Short exercise
Copy each line in the data that includes the word "chart".

Given material
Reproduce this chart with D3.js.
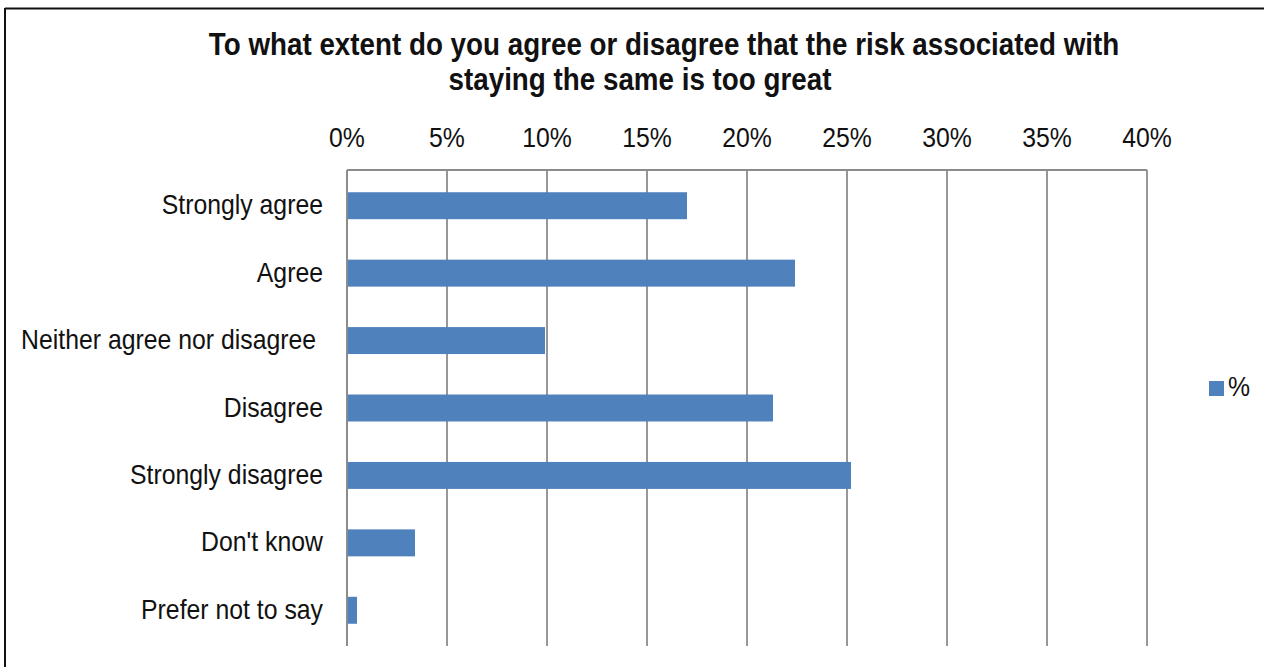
<!DOCTYPE html>
<html>
<head>
<meta charset="utf-8">
<script src="https://cdn.jsdelivr.net/npm/d3@7"></script>
<style>
  html, body { margin: 0; padding: 0; background: #fff; }
  svg { display: block; }
  text { font-family: "Liberation Sans", Arial, sans-serif; fill: #111; }
</style>
</head>
<body>
<svg id="chart" width="1264" height="667"></svg>
<script>
// Survey responses (share of respondents)
const categories = [
  "Strongly agree",
  "Agree",
  "Neither agree nor disagree ",
  "Disagree",
  "Strongly disagree",
  "Don't know",
  "Prefer not to say"
];
const values = [0.170, 0.224, 0.099, 0.213, 0.252, 0.034, 0.005];
const tickValues = [0, 0.05, 0.10, 0.15, 0.20, 0.25, 0.30, 0.35, 0.40];
const titleLines = [
  "To what extent do you agree or disagree that the risk associated with",
  "staying the same is too great"
];
const seriesName = "%";

const svg = d3.select("#chart");
const W = 1264, H = 667;
const barColor = "#4F81BD";
const gridColor = "#8C8C8C";
const stretch = 1.12; // vertical text stretch

// frame (top and left edges)
svg.append("line").attr("x1", 5).attr("x2", W).attr("y1", 8.5).attr("y2", 8.5)
  .attr("stroke", "#111").attr("stroke-width", 2);
svg.append("line").attr("x1", 5).attr("x2", 5).attr("y1", 8).attr("y2", H)
  .attr("stroke", "#111").attr("stroke-width", 2);

const plot = { left: 347, right: 1147, top: 170, bottom: 646 };

const x = d3.scaleLinear().domain([0, 0.4]).range([plot.left, plot.right]);
const y = d3.scaleBand().domain(categories)
  .range([172, 644]).paddingInner(0.6).paddingOuter(0.3).align(0.5);

// helper: text with a vertical stretch
function stretchedText(sel, px, py) {
  return sel.attr("transform", `translate(${px},${py}) scale(1,${stretch})`);
}

// title
const titleG = svg.append("g");
const titleCenters = [664, 640];
const titleBaselines = [55, 90];
titleLines.forEach((t, i) => {
  stretchedText(titleG.append("text"), titleCenters[i], titleBaselines[i])
    .attr("text-anchor", "middle")
    .attr("font-size", 27.8)
    .attr("font-weight", "bold")
    .text(t);
});

// vertical gridlines
svg.append("g").selectAll("line").data(tickValues).join("line")
  .attr("x1", d => x(d)).attr("x2", d => x(d))
  .attr("y1", plot.top).attr("y2", plot.bottom)
  .attr("stroke", gridColor).attr("stroke-width", 1.8);

// top edge of the plot area
svg.append("line")
  .attr("x1", x(0)).attr("x2", x(0.4))
  .attr("y1", plot.top).attr("y2", plot.top)
  .attr("stroke", gridColor).attr("stroke-width", 1.8);

// top axis labels
const xAxis = d3.axisTop(x).tickValues(tickValues).tickFormat(d3.format(".0%")).tickSize(0);
const axG = svg.append("g").attr("transform", `translate(0,147)`).call(xAxis);
axG.select(".domain").remove();
axG.selectAll("text")
  .attr("y", 0).attr("dy", 0)
  .attr("font-size", 24.8)
  .attr("font-family", "Liberation Sans, Arial, sans-serif")
  .attr("fill", "#111")
  .attr("transform", `scale(1,${stretch})`);
axG.selectAll(".tick").each(function(d) {
  d3.select(this).attr("transform", `translate(${x(d)},0)`);
});

// bars
svg.append("g").selectAll("rect").data(values).join("rect")
  .attr("x", x(0))
  .attr("y", (d, i) => y(categories[i]))
  .attr("width", d => x(d) - x(0))
  .attr("height", y.bandwidth())
  .attr("fill", barColor);

// left axis line
svg.append("line")
  .attr("x1", x(0)).attr("x2", x(0))
  .attr("y1", plot.top).attr("y2", plot.bottom)
  .attr("stroke", gridColor).attr("stroke-width", 1.8);

// category labels
const labG = svg.append("g");
categories.forEach(c => {
  stretchedText(labG.append("text"), 323, y(c) + y.bandwidth() / 2 + 8.5)
    .attr("text-anchor", "end")
    .attr("font-size", 24.8)
    .attr("xml:space", "preserve")
    .style("white-space", "pre")
    .text(c);
});

// legend
const legG = svg.append("g");
legG.append("rect").attr("x", 1209).attr("y", 381).attr("width", 15).attr("height", 15)
  .attr("fill", barColor);
stretchedText(legG.append("text"), 1228, 396)
  .attr("font-size", 24.8)
  .text(seriesName);
</script>
</body>
</html>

The response
Reproduce this chart with D3.js.
<svg id="chart" width="1264" height="667"></svg>
const svg = d3.select("#chart");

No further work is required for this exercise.